I agree with a previous reviewer that the work of peeling the chestnuts was understated in the recipe. It would be great to know if you could used the peeled chestnuts you can buy in jars in the supermarket. The soup is great, but had to tell my hb to savor it deeply because I will never ever will do it again from scratch!. I also would love to know if it can be made ahead.

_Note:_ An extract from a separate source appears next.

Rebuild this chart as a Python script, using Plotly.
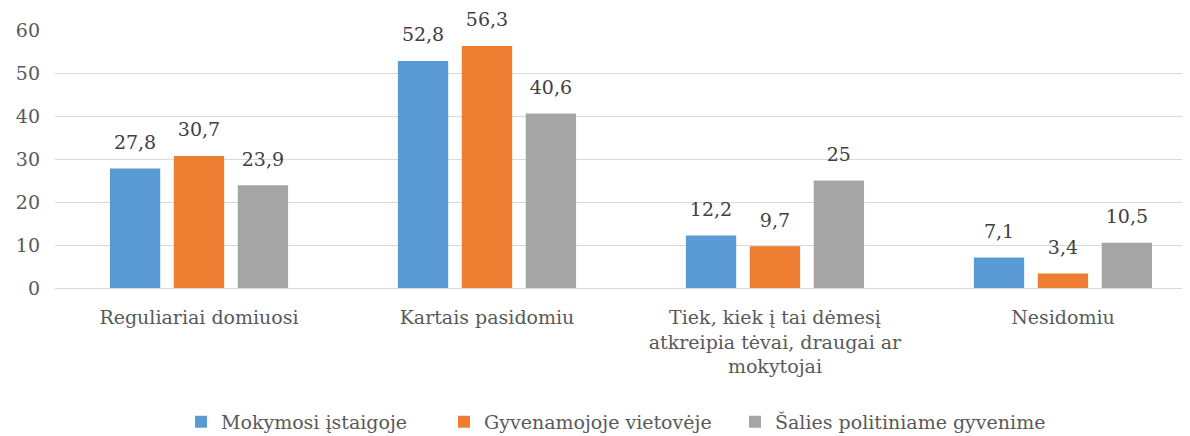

Let me start by saying: this recipe completely understates the work that goes into peeling those Chestnuts. Now, I love FC, and have jumped into every recipe with excitement. I am not faint of heart nor unwilling to work for hours for the right combination of flavors. That said: I started cooking at 6 and was ready to serve at 10p. Although my husband helped me, it took us two hours to peel. Also, nearly a quarter of our chestnuts were rotted, something we did not discover until we had begun peeling. So for those willing to do this recipe: buy 3.5 pounds instead of three. I did push the soup through a sieve and I only used a hand blender. In my opinion, it did not ruin the integrity of the soup. Back to the peeling. My thumbs are destroyed. Tiny shards of the so called "sticky" substance under the shell, slid in between the skin and nail of any fingers that took part in the peeling. Very painful. If the recipe were not so good I would have swore those who ate it to secrecy and never, NEVER used it again. Bottom line: Soup was transcendent and should remain a starter because it is so rich. The texture reminds me of split pea soup although it is much sweeter. It is perfectly paired with the crispy, salty, prosciutto. If you are willing to invest time for peeling (for those of you who have four hours to kill on Christmas) this recipe is absolutely worth it. FineCooking: How about some make ahead tips for this recipe? How many peeled pounds of chestnuts should we need? When testing this recipe, how many people peeled with you? (Just some thoughts from an adoring home cook)

Pros - Excellent, warm flavor: ideal soup for a cold night. Can match up with any non-spicy steak, chicken, or fish dish. Also can match up with practically any salad. I didn't sieve the soup after pureeing it, because I wanted to preserve the body of the soup. Con - Peeling three pounds of roasted chestnuts is very labor intensive. You'll need at least two, if not three, people to do it quickly.